[Begin Material supplied]
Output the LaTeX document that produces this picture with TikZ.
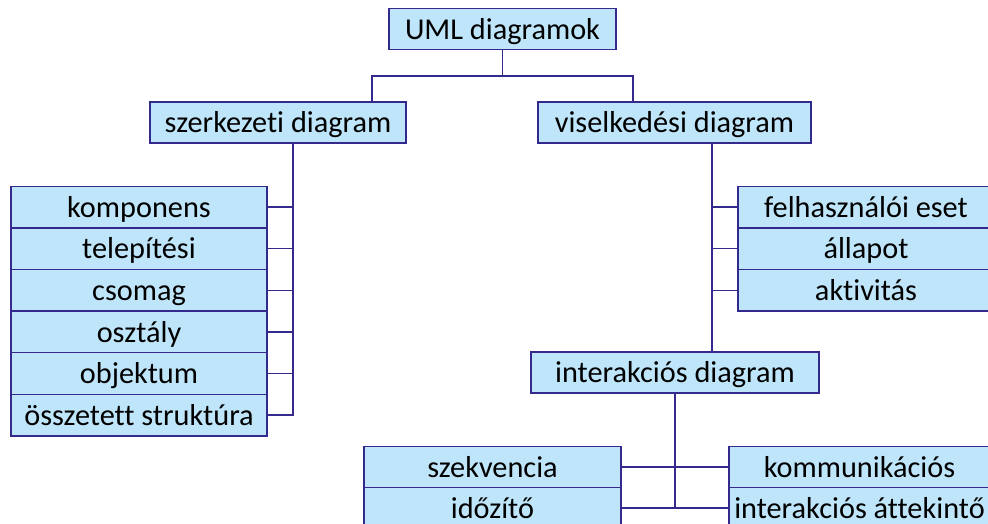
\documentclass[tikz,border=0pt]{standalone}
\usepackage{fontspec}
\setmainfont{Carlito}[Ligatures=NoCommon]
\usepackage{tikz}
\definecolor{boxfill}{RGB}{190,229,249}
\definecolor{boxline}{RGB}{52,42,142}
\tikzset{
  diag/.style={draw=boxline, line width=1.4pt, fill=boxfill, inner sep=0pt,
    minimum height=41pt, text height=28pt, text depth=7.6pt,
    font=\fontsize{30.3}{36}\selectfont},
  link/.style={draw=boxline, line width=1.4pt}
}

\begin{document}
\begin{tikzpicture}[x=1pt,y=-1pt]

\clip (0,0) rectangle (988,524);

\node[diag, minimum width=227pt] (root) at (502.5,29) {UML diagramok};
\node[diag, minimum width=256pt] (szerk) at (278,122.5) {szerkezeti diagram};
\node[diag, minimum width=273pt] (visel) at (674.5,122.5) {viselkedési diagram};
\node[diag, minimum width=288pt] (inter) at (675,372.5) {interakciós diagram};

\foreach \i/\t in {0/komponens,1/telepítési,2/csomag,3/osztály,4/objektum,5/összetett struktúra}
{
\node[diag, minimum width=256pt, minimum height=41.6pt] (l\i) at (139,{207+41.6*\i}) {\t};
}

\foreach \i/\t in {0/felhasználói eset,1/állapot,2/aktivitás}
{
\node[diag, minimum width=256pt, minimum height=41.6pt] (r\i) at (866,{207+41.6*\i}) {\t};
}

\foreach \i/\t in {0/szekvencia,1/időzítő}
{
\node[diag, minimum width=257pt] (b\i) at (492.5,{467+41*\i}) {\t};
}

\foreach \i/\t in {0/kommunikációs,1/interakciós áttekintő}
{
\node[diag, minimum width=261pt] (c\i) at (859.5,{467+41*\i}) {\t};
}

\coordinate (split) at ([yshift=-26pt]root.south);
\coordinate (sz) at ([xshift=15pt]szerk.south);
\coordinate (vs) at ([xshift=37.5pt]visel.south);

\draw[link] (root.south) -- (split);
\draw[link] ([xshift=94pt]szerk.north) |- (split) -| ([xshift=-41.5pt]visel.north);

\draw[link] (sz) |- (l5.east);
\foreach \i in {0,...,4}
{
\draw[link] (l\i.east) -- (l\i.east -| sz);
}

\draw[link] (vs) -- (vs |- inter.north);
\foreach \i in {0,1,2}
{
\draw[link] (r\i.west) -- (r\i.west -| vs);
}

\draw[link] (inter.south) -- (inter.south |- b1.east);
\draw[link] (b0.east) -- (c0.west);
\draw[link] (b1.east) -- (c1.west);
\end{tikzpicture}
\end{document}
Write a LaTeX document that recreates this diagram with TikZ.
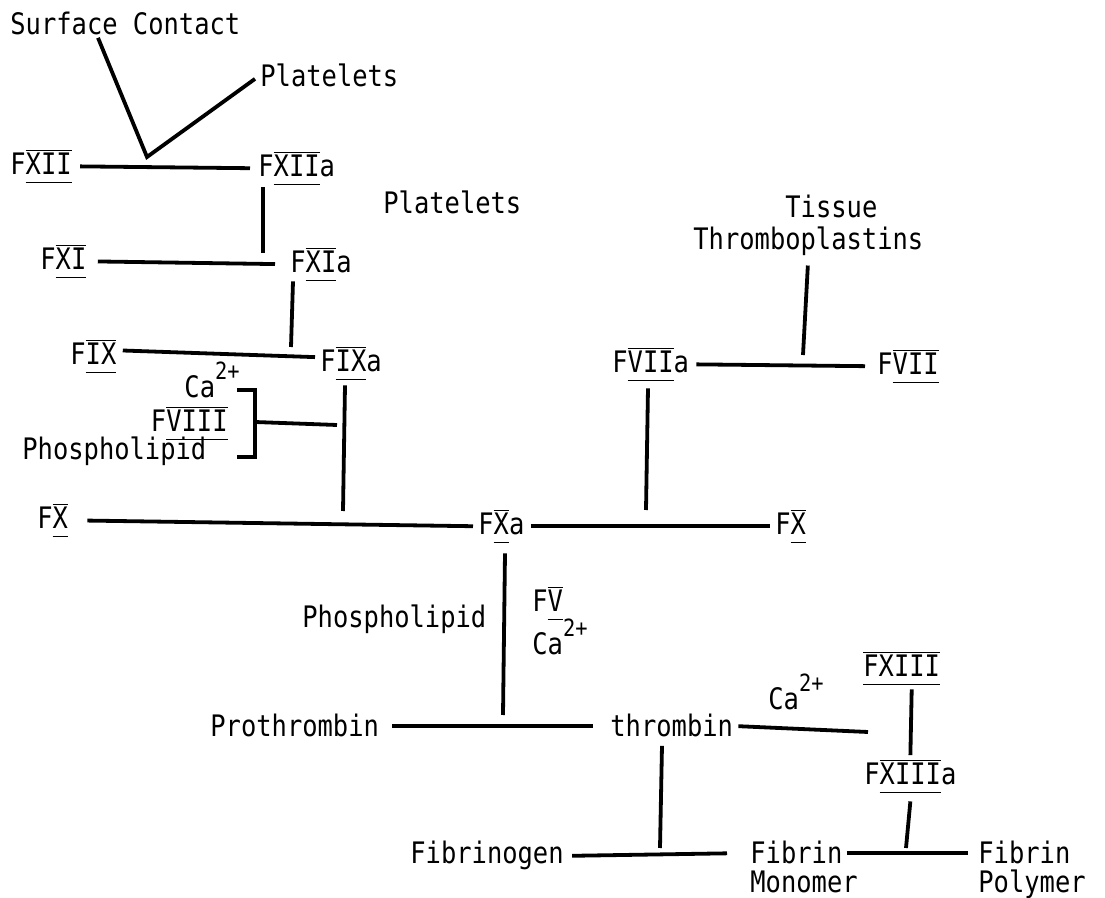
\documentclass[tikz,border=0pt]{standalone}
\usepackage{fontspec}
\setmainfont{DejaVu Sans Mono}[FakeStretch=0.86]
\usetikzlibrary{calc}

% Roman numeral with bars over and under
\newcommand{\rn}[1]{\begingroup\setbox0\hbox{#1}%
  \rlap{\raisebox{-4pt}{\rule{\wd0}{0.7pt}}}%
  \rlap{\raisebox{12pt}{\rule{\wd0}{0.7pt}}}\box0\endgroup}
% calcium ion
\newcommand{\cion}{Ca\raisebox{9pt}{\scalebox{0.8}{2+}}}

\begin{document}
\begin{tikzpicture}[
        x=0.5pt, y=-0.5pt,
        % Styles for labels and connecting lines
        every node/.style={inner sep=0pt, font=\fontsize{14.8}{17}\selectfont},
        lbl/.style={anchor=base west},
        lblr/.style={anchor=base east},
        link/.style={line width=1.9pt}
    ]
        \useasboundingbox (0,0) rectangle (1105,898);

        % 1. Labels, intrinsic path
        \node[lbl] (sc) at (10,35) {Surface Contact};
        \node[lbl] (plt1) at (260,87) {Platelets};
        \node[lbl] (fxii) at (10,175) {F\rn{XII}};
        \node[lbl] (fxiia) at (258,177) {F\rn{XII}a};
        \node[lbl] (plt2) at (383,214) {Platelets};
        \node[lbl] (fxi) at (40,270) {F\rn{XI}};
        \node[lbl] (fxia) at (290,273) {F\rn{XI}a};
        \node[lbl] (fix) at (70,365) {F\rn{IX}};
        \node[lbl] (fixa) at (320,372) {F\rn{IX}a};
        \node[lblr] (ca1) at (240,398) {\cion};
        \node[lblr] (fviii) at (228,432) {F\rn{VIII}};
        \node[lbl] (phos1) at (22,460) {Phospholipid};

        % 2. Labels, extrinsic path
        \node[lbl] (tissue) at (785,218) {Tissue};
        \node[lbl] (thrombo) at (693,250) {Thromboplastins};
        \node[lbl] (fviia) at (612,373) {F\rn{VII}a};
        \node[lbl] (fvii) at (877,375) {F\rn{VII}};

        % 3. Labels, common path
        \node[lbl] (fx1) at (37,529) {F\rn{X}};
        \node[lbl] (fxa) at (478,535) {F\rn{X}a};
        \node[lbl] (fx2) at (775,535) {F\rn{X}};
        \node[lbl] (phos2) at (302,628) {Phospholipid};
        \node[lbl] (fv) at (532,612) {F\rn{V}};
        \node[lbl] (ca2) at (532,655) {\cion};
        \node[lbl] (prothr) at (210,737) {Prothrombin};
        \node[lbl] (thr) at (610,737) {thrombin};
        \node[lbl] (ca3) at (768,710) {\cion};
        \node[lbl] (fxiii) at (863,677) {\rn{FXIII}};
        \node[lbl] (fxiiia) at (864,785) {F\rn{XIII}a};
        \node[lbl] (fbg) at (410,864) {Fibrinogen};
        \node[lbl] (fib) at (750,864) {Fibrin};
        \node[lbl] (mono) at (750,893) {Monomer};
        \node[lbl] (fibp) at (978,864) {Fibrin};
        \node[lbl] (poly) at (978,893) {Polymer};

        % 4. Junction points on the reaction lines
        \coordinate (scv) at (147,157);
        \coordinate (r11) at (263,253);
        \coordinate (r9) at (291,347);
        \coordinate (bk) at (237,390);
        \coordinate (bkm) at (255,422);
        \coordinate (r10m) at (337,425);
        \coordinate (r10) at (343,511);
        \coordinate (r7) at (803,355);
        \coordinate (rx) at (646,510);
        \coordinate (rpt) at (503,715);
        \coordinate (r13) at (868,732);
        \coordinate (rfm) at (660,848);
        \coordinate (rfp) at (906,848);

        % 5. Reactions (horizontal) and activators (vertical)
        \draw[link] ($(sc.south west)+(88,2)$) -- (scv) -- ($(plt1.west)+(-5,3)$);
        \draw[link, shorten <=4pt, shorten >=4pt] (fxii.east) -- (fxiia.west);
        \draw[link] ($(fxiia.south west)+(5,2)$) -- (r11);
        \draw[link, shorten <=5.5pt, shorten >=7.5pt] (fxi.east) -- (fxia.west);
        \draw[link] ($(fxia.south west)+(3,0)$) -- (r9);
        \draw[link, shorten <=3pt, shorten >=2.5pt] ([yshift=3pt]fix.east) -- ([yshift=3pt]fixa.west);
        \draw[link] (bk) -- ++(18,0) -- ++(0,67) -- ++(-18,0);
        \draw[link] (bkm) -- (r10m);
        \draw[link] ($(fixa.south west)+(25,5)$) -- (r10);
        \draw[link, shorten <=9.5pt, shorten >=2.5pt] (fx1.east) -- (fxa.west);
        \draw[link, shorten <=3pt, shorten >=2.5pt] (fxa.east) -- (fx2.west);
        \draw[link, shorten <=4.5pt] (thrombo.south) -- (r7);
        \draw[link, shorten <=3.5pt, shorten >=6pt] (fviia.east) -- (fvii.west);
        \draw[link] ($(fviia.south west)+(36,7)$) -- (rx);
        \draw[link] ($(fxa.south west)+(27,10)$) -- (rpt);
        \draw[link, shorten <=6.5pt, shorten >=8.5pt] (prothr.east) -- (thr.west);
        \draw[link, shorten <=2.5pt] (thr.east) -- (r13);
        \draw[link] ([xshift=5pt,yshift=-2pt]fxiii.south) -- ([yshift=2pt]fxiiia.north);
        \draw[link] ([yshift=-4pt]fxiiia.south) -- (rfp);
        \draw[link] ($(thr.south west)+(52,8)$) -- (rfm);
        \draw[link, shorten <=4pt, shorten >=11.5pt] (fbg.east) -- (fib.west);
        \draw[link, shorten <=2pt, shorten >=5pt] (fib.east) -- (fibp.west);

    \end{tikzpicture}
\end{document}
[End Material supplied]
Starting at the line that contains "Write a LaTeX" and stopping after the line that contains "(0,0) rectangle (1105,898);", copy every line exactly. Leave any pictures behind.

### [Exercise response]
Write a LaTeX document that recreates this diagram with TikZ.
\documentclass[tikz,border=0pt]{standalone}
\usepackage{fontspec}
\setmainfont{DejaVu Sans Mono}[FakeStretch=0.86]
\usetikzlibrary{calc}

% Roman numeral with bars over and under
\newcommand{\rn}[1]{\begingroup\setbox0\hbox{#1}%
  \rlap{\raisebox{-4pt}{\rule{\wd0}{0.7pt}}}%
  \rlap{\raisebox{12pt}{\rule{\wd0}{0.7pt}}}\box0\endgroup}
% calcium ion
\newcommand{\cion}{Ca\raisebox{9pt}{\scalebox{0.8}{2+}}}

\begin{document}
\begin{tikzpicture}[
        x=0.5pt, y=-0.5pt,
        % Styles for labels and connecting lines
        every node/.style={inner sep=0pt, font=\fontsize{14.8}{17}\selectfont},
        lbl/.style={anchor=base west},
        lblr/.style={anchor=base east},
        link/.style={line width=1.9pt}
    ]
        \useasboundingbox (0,0) rectangle (1105,898);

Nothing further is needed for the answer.